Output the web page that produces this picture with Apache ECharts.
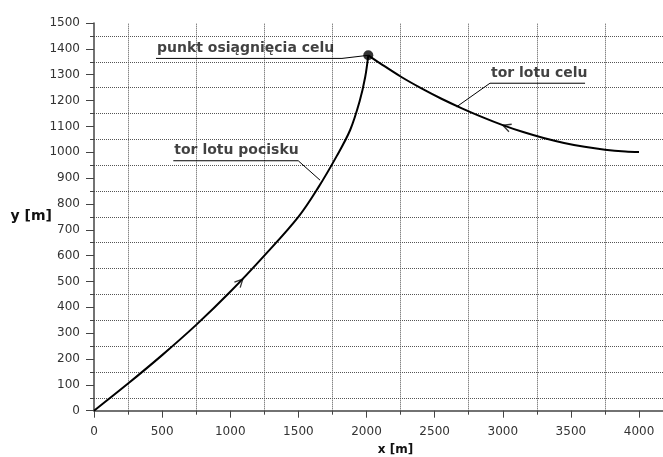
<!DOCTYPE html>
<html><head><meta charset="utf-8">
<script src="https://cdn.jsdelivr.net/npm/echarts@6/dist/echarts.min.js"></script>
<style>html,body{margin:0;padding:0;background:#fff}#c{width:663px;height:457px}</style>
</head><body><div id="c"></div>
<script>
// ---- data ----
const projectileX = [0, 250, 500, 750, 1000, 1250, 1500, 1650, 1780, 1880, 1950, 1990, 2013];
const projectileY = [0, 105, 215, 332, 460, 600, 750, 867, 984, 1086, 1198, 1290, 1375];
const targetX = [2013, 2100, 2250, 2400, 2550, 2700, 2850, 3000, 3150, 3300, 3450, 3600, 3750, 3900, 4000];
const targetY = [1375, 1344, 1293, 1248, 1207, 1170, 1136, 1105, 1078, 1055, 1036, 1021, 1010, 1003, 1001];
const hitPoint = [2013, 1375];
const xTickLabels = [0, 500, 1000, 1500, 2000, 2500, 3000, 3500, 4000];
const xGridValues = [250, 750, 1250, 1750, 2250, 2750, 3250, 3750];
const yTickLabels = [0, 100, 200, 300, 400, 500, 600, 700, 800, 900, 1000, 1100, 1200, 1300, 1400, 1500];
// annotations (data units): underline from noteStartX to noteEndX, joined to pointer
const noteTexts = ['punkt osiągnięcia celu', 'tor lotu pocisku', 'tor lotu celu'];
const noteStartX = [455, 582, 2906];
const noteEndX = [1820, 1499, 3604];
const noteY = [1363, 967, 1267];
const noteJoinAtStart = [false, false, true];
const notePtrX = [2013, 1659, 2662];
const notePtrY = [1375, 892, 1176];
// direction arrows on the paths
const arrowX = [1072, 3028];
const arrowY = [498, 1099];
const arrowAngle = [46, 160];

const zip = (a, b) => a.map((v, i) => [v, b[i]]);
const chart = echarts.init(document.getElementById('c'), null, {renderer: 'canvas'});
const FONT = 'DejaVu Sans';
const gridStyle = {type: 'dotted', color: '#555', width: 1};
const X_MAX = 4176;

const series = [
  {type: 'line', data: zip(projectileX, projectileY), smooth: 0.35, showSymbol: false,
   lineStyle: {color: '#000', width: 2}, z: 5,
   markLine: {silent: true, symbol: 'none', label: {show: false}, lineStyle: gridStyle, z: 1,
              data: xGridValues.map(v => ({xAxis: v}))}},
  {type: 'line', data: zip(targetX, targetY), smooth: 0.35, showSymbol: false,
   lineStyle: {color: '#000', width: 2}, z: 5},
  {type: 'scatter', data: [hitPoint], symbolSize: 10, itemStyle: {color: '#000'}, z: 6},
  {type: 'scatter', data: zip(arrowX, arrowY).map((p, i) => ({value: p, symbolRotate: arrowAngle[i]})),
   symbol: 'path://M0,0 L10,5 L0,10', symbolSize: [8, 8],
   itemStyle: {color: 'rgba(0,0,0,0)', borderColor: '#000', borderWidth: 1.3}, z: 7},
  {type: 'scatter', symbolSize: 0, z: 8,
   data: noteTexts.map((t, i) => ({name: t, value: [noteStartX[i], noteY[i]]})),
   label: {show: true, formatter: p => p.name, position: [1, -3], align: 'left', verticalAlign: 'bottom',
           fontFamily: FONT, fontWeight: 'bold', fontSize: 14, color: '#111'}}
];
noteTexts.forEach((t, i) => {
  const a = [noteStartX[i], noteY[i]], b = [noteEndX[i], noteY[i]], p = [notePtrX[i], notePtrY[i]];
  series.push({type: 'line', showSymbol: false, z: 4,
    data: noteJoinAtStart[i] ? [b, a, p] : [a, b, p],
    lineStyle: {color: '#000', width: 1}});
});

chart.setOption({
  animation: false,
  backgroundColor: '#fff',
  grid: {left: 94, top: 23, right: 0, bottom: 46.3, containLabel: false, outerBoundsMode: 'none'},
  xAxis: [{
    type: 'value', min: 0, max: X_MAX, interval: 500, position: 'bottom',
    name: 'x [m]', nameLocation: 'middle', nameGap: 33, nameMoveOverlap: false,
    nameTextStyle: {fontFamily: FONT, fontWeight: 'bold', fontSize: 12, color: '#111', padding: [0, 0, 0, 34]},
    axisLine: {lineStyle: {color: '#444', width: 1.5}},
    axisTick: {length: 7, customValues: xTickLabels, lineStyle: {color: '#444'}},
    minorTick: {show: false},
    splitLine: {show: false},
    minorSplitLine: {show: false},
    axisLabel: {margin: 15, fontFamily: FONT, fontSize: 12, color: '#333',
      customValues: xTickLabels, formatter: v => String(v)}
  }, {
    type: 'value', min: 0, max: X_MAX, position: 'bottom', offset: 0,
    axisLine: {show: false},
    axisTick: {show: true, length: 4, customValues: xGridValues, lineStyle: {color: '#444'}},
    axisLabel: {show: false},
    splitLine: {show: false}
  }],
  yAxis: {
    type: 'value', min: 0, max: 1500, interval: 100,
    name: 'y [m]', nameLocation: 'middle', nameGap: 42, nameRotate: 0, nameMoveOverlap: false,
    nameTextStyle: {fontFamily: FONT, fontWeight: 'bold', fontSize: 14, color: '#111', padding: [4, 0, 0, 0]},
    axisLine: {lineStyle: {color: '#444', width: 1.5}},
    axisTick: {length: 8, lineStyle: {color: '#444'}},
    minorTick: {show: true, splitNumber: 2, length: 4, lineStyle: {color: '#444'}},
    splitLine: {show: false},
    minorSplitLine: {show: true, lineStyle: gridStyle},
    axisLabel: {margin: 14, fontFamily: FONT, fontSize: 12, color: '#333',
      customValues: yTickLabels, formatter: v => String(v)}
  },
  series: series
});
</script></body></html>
========================
- [PROBLEM TO SOLVE] Leave every image out, and retype the material exactly.

- [ANSWER TO THIS TASK]
Output the web page that produces this picture with Apache ECharts.
<!DOCTYPE html>
<html><head><meta charset="utf-8">
<script src="https://cdn.jsdelivr.net/npm/echarts@6/dist/echarts.min.js"></script>
<style>html,body{margin:0;padding:0;background:#fff}#c{width:663px;height:457px}</style>
</head><body><div id="c"></div>
<script>
// ---- data ----
const projectileX = [0, 250, 500, 750, 1000, 1250, 1500, 1650, 1780, 1880, 1950, 1990, 2013];
const projectileY = [0, 105, 215, 332, 460, 600, 750, 867, 984, 1086, 1198, 1290, 1375];
const targetX = [2013, 2100, 2250, 2400, 2550, 2700, 2850, 3000, 3150, 3300, 3450, 3600, 3750, 3900, 4000];
const targetY = [1375, 1344, 1293, 1248, 1207, 1170, 1136, 1105, 1078, 1055, 1036, 1021, 1010, 1003, 1001];
const hitPoint = [2013, 1375];
const xTickLabels = [0, 500, 1000, 1500, 2000, 2500, 3000, 3500, 4000];
const xGridValues = [250, 750, 1250, 1750, 2250, 2750, 3250, 3750];
const yTickLabels = [0, 100, 200, 300, 400, 500, 600, 700, 800, 900, 1000, 1100, 1200, 1300, 1400, 1500];
// annotations (data units): underline from noteStartX to noteEndX, joined to pointer
const noteTexts = ['punkt osiągnięcia celu', 'tor lotu pocisku', 'tor lotu celu'];
const noteStartX = [455, 582, 2906];
const noteEndX = [1820, 1499, 3604];
const noteY = [1363, 967, 1267];
const noteJoinAtStart = [false, false, true];
const notePtrX = [2013, 1659, 2662];
const notePtrY = [1375, 892, 1176];
// direction arrows on the paths
const arrowX = [1072, 3028];
const arrowY = [498, 1099];
const arrowAngle = [46, 160];

const zip = (a, b) => a.map((v, i) => [v, b[i]]);
const chart = echarts.init(document.getElementById('c'), null, {renderer: 'canvas'});
const FONT = 'DejaVu Sans';
const gridStyle = {type: 'dotted', color: '#555', width: 1};
const X_MAX = 4176;

const series = [
  {type: 'line', data: zip(projectileX, projectileY), smooth: 0.35, showSymbol: false,
   lineStyle: {color: '#000', width: 2}, z: 5,
   markLine: {silent: true, symbol: 'none', label: {show: false}, lineStyle: gridStyle, z: 1,
              data: xGridValues.map(v => ({xAxis: v}))}},
  {type: 'line', data: zip(targetX, targetY), smooth: 0.35, showSymbol: false,
   lineStyle: {color: '#000', width: 2}, z: 5},
  {type: 'scatter', data: [hitPoint], symbolSize: 10, itemStyle: {color: '#000'}, z: 6},
  {type: 'scatter', data: zip(arrowX, arrowY).map((p, i) => ({value: p, symbolRotate: arrowAngle[i]})),
   symbol: 'path://M0,0 L10,5 L0,10', symbolSize: [8, 8],
   itemStyle: {color: 'rgba(0,0,0,0)', borderColor: '#000', borderWidth: 1.3}, z: 7},
  {type: 'scatter', symbolSize: 0, z: 8,
   data: noteTexts.map((t, i) => ({name: t, value: [noteStartX[i], noteY[i]]})),
   label: {show: true, formatter: p => p.name, position: [1, -3], align: 'left', verticalAlign: 'bottom',
           fontFamily: FONT, fontWeight: 'bold', fontSize: 14, color: '#111'}}
];
noteTexts.forEach((t, i) => {
  const a = [noteStartX[i], noteY[i]], b = [noteEndX[i], noteY[i]], p = [notePtrX[i], notePtrY[i]];
  series.push({type: 'line', showSymbol: false, z: 4,
    data: noteJoinAtStart[i] ? [b, a, p] : [a, b, p],
    lineStyle: {color: '#000', width: 1}});
});

chart.setOption({
  animation: false,
  backgroundColor: '#fff',
  grid: {left: 94, top: 23, right: 0, bottom: 46.3, containLabel: false, outerBoundsMode: 'none'},
  xAxis: [{
    type: 'value', min: 0, max: X_MAX, interval: 500, position: 'bottom',
    name: 'x [m]', nameLocation: 'middle', nameGap: 33, nameMoveOverlap: false,
    nameTextStyle: {fontFamily: FONT, fontWeight: 'bold', fontSize: 12, color: '#111', padding: [0, 0, 0, 34]},
    axisLine: {lineStyle: {color: '#444', width: 1.5}},
    axisTick: {length: 7, customValues: xTickLabels, lineStyle: {color: '#444'}},
    minorTick: {show: false},
    splitLine: {show: false},
    minorSplitLine: {show: false},
    axisLabel: {margin: 15, fontFamily: FONT, fontSize: 12, color: '#333',
      customValues: xTickLabels, formatter: v => String(v)}
  }, {
    type: 'value', min: 0, max: X_MAX, position: 'bottom', offset: 0,
    axisLine: {show: false},
    axisTick: {show: true, length: 4, customValues: xGridValues, lineStyle: {color: '#444'}},
    axisLabel: {show: false},
    splitLine: {show: false}
  }],
  yAxis: {
    type: 'value', min: 0, max: 1500, interval: 100,
    name: 'y [m]', nameLocation: 'middle', nameGap: 42, nameRotate: 0, nameMoveOverlap: false,
    nameTextStyle: {fontFamily: FONT, fontWeight: 'bold', fontSize: 14, color: '#111', padding: [4, 0, 0, 0]},
    axisLine: {lineStyle: {color: '#444', width: 1.5}},
    axisTick: {length: 8, lineStyle: {color: '#444'}},
    minorTick: {show: true, splitNumber: 2, length: 4, lineStyle: {color: '#444'}},
    splitLine: {show: false},
    minorSplitLine: {show: true, lineStyle: gridStyle},
    axisLabel: {margin: 14, fontFamily: FONT, fontSize: 12, color: '#333',
      customValues: yTickLabels, formatter: v => String(v)}
  },
  series: series
});
</script></body></html>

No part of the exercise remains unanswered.